Pros
- amazing healthcare benefits (NO insurance premiums, also extremely low copays, unlimited sick days). - you can bill a lot of OT, and managers haven't been pushing back on hours of OT billed since covid. - extreme feedback environment. You will learn a lot but you need to have a thick skin and a flexible ego. - admin team recently introduced a year-end process where managers collect downward feedback from their reports. - overall positive culture. - BCG does fascinating work for its clients (although as an assistant it can be hard to "dive into" the work and understand content, take on "stretch opportunities" and such due to their own lack of capacity plus lack of trust from executives). - current remote model means assistants can join more case team events (previously held for consultants only at offsites). - good name/experience to have on your resume.
Cons
- Boston office specifically uses a "new" (past several years) evaluation model for assistants, that is separate from how other business support teams are eval'ed.
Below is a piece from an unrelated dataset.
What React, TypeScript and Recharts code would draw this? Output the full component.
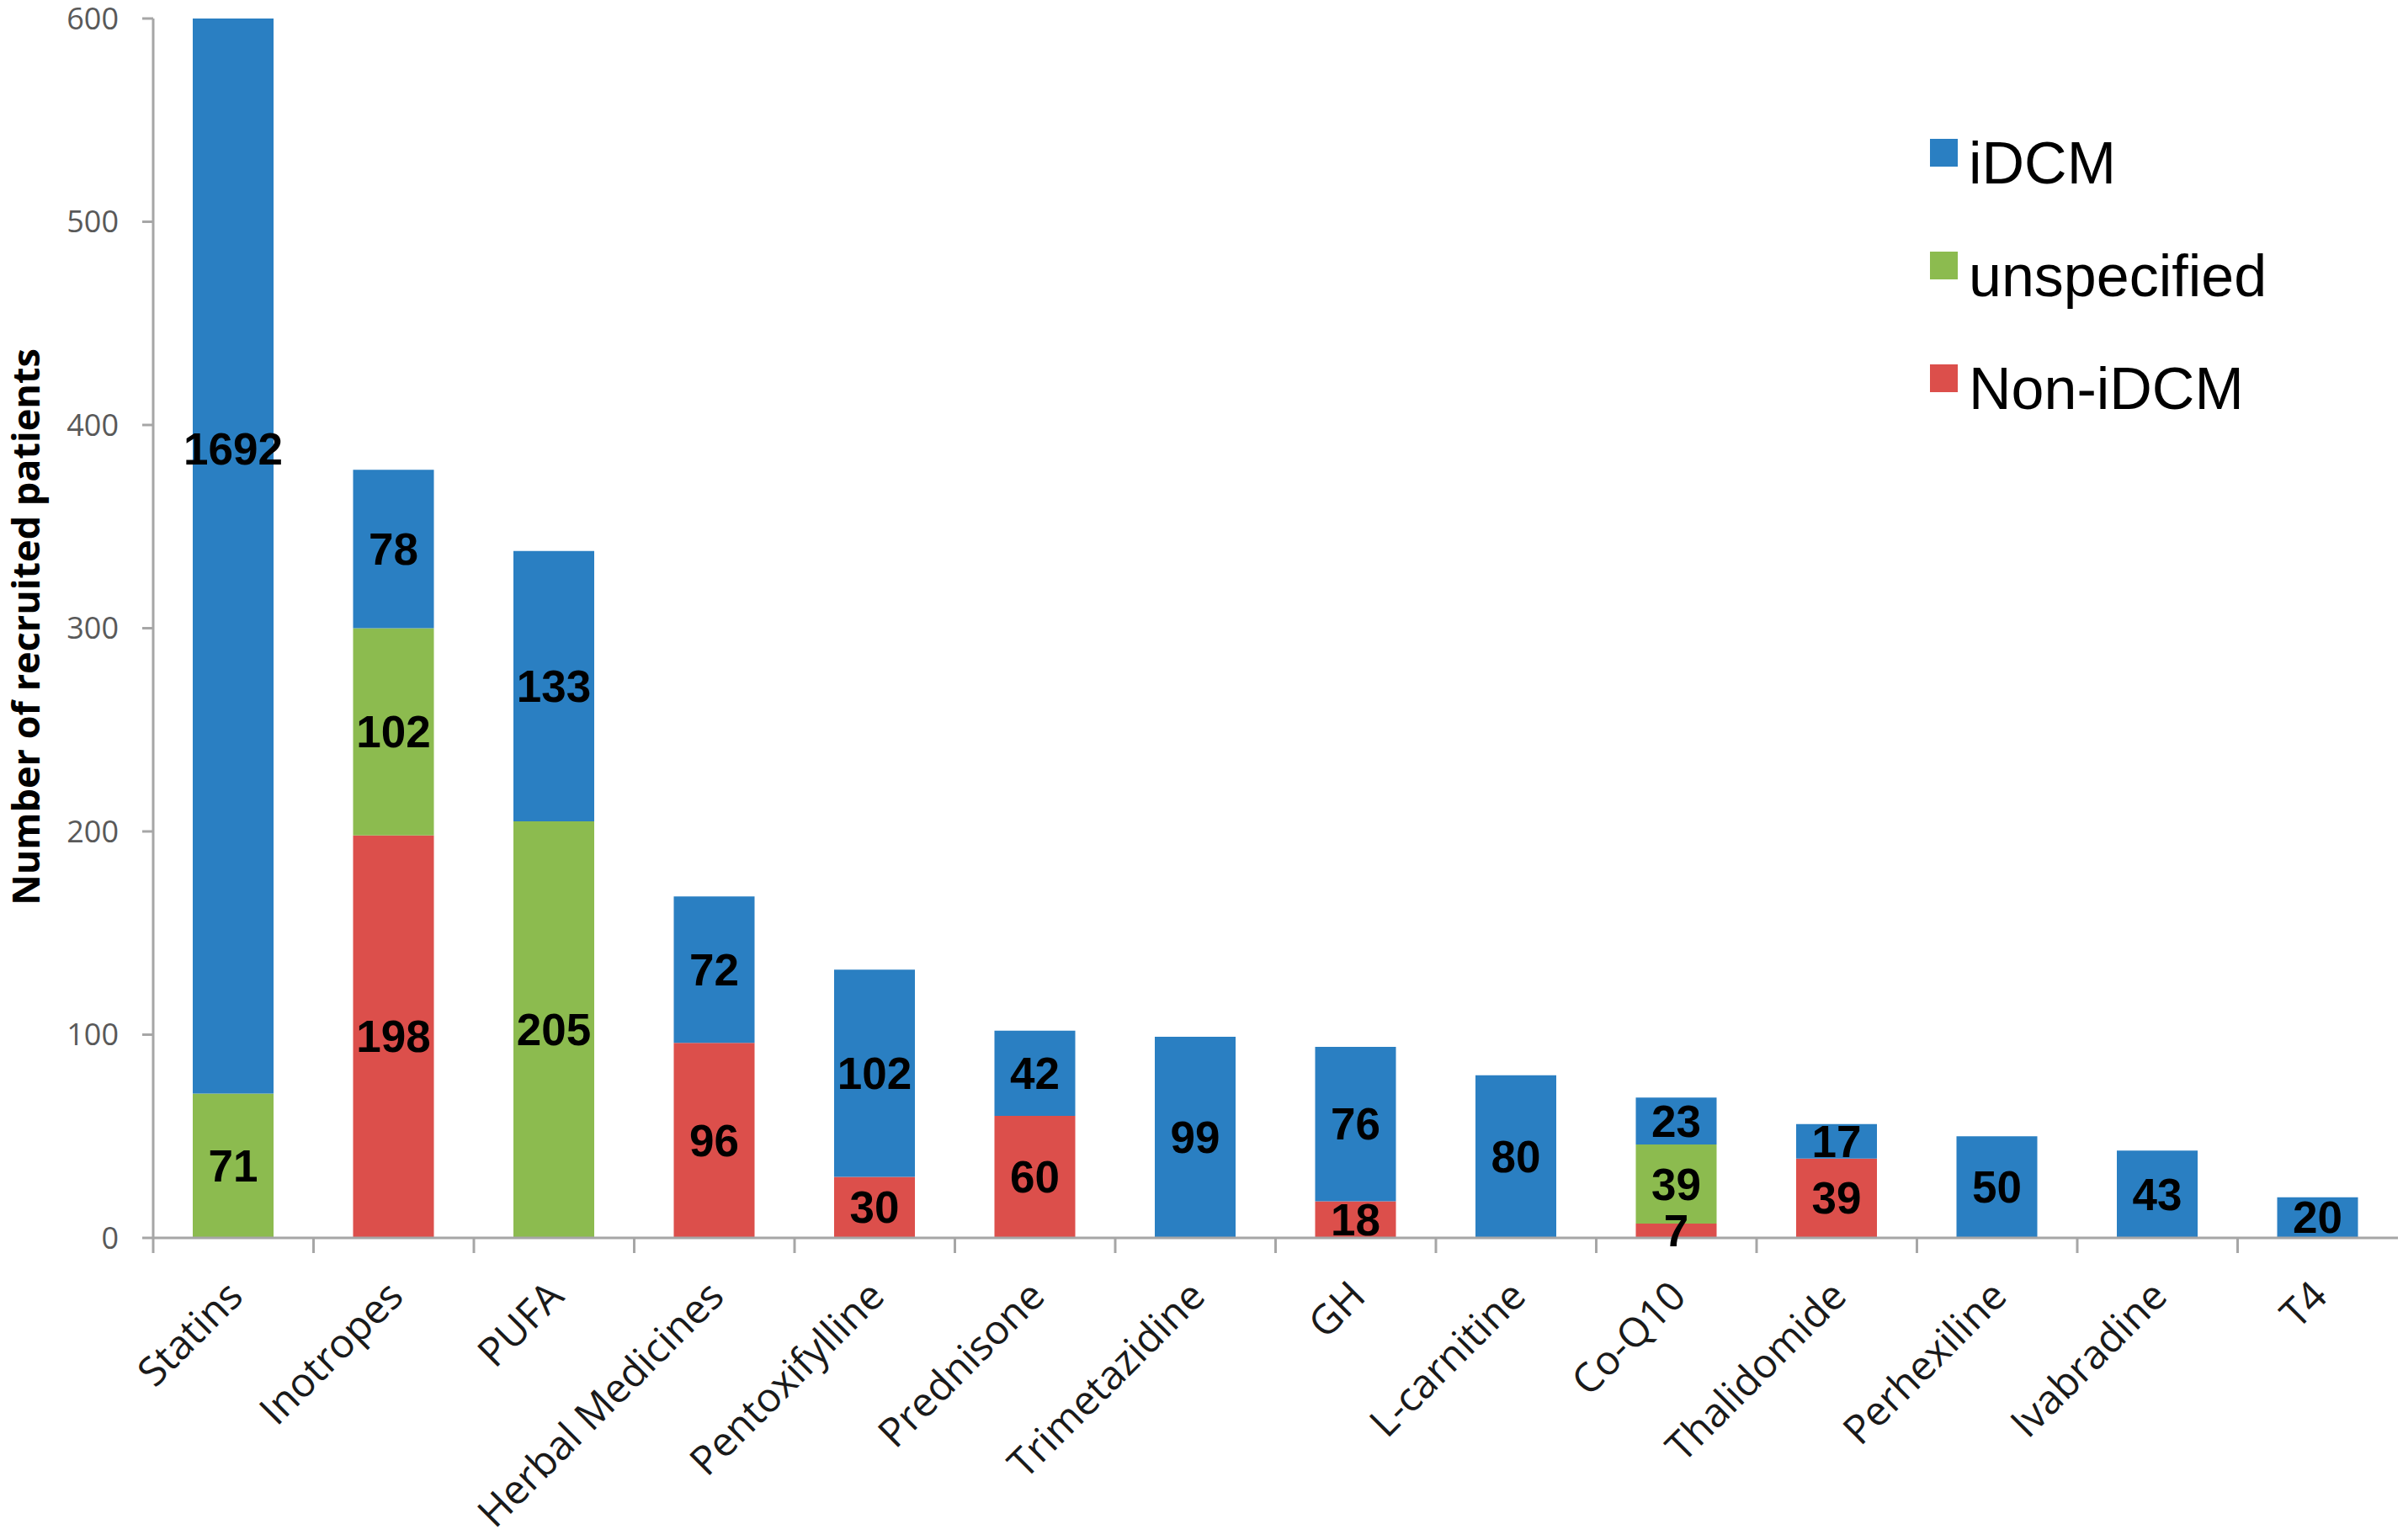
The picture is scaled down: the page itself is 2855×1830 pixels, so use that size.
import React from 'react';
import { BarChart, Bar, XAxis, YAxis, Legend, LabelList, Label } from 'recharts';

const categories = [
  'Statins', 'Inotropes', 'PUFA', 'Herbal Medicines', 'Pentoxifylline', 'Prednisone',
  'Trimetazidine', 'GH', 'L-carnitine', 'Co-Q10', 'Thalidomide', 'Perhexiline', 'Ivabradine', 'T4',
];
const nonIdcm = [null, 198, null, 96, 30, 60, null, 18, null, 7, 39, null, null, null];
const unspecified = [71, 102, 205, null, null, null, null, null, null, 39, null, null, null, null];
const idcm = [1692, 78, 133, 72, 102, 42, 99, 76, 80, 23, 17, 50, 43, 20];
const yTicks = [0, 100, 200, 300, 400, 500, 600];

const seriesKeys = ['nonIdcm', 'unspecified', 'idcm'];
const seriesNames: Record<string, string> = { nonIdcm: 'Non-iDCM', unspecified: 'unspecified', idcm: 'iDCM' };
const legendOrder = ['idcm', 'unspecified', 'nonIdcm'];
const COLORS: Record<string, string> = { idcm: '#2A7FC2', unspecified: '#8CBB4F', nonIdcm: '#DC4F4B' };

const data = categories.map((name, i) => ({
  name,
  nonIdcm: nonIdcm[i],
  unspecified: unspecified[i],
  idcm: idcm[i],
}));

const W = 2855;
const H = 1830;
const PLOT_TOP = 22;
const AXIS_COLOR = '#A6A6A6';

const ValueLabel = (props: any) => {
  const { x, y, width, height, value } = props;
  if (value == null || value === 0) return null;
  const nx = Number(x), ny = Number(y), nw = Number(width), nh = Number(height);
  const top = Math.min(ny, ny + nh);
  const bottom = Math.max(ny, ny + nh);
  let cy;
  if (top <= PLOT_TOP + 0.5) {
    // segment reaches past the axis maximum: label sits in the upper part of the visible bar
    cy = top + (bottom - top) * 0.4;
  } else {
    cy = (top + bottom) / 2;
  }
  return (
    <text
      x={nx + nw / 2}
      y={cy}
      textAnchor="middle"
      dominantBaseline="central"
      fontFamily="'Liberation Sans', Arial, sans-serif"
      fontWeight="bold"
      fontSize={53}
      fill="#000"
    >
      {value}
    </text>
  );
};

const CatTick = (props: any) => {
  const { x, y, payload } = props;
  const half = payload && typeof payload.offset === 'number' && payload.offset > 0 ? payload.offset : 95.25;
  return (
    <g>
      <line x1={x - half} x2={x - half} y1={y} y2={y + 18} stroke={AXIS_COLOR} strokeWidth={3} />
      <text
        transform={`translate(${x + 14},${y + 72}) rotate(-45)`}
        textAnchor="end"
        fontFamily="'Open Sans', sans-serif"
        fontSize={48}
        fill="#1a1a1a"
      >
        {payload.value}
      </text>
    </g>
  );
};

const LegendContent = () => (
  <svg width={560} height={460} style={{ overflow: 'visible' }}>
    {legendOrder.map((k, i) => (
      <g key={k}>
        <rect x={0} y={20 + i * 134} width={33} height={33} fill={COLORS[k]} />
        <text
          x={46}
          y={20 + i * 134 + 53}
          fontFamily="'Liberation Sans', Arial, sans-serif"
          fontSize={70}
          fill="#000"
        >
          {seriesNames[k]}
        </text>
      </g>
    ))}
  </svg>
);

const YLabel = () => (
  <text
    transform="translate(47,745) rotate(-90)"
    textAnchor="middle"
    fontFamily="'Open Sans', sans-serif"
    fontWeight="bold"
    fontSize={45}
    fill="#000"
  >
    Number of recruited patients
  </text>
);

export default function App() {
  return (
    <div style={{ position: 'absolute', left: 0, top: 0, width: W, height: H, background: '#fff' }}>
      <BarChart
        width={W}
        height={H}
        data={data}
        margin={{ top: PLOT_TOP, right: 6, bottom: 0, left: 0 }}
        barSize={96}
      >
        <XAxis
          dataKey="name"
          height={359}
          interval={0}
          tickLine={false}
          tickSize={0}
          tickMargin={0}
          axisLine={{ stroke: AXIS_COLOR, strokeWidth: 3 }}
          tick={<CatTick />}
        />
        <YAxis
          width={182}
          domain={[0, 600]}
          ticks={yTicks}
          allowDataOverflow
          tickSize={13}
          tickMargin={28}
          axisLine={{ stroke: AXIS_COLOR, strokeWidth: 3 }}
          tickLine={{ stroke: AXIS_COLOR, strokeWidth: 3 }}
          tick={{ fill: '#595959', fontSize: 36, fontFamily: "'Open Sans', sans-serif" }}
          label={<Label content={<YLabel />} />}
        />
        <Legend
          layout="vertical"
          align="center"
          verticalAlign="middle"
          content={<LegendContent />}
          wrapperStyle={{ left: 2293, top: 145, width: 560, height: 460 }}
        />
        {seriesKeys.map((k) => (
          <Bar key={k} dataKey={k} name={seriesNames[k]} stackId="a" fill={COLORS[k]} isAnimationActive={false}>
            <LabelList dataKey={k} content={<ValueLabel />} />
          </Bar>
        ))}
      </BarChart>
    </div>
  );
}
Most assistants in this office dislike the model due to extreme ambiguity and lack of transparency around pay/promotion structure and feedback-collection burden, but admin management seems either ignorant (very unlikely), uninterested, or vehemently opposed to this. This model is also spreading to other offices... - despite great benefits and OT, assistant comp isn't competitive with other industries and firms due to base salary. You can make way more money (think +$30K) being an assistant at a biotech or finance/VC firm in the Boston area. - very high volume of work for assistants, before and especially since covid. Managers encourage assistants to "push back" on unnecessary requests, set boundaries with the people they support, and step away after normal business hours, but fundamental problem of assistants being overloaded with scheduling persists with no solution in sight. Stemming from this, assistants may experience high levels of stress and long working hours. - less senior assistants tend to be "team players" more than senior assistants, being more willing to cover other assistants and contribute to team events and culture. - assistants are responsible for alerting their coverage when they're sick (vs. managers coordinating), and for securing their coverage for vacations. - very limited internal mobility for business support staff (ex. admins, finance, HR) partly due to perpetual competition with internal consulting-track staff. - sharp cultural divide between business support and consulting staff. Consultant evals are much more meritocratic and they get more clarity around progress tracking and promotions, consultants are paid way more money, they have dramatically higher budgets for team events, are the unsaid focus when BCG talks about retention and improving D&I, etc. Won't lie, after a while this really stings.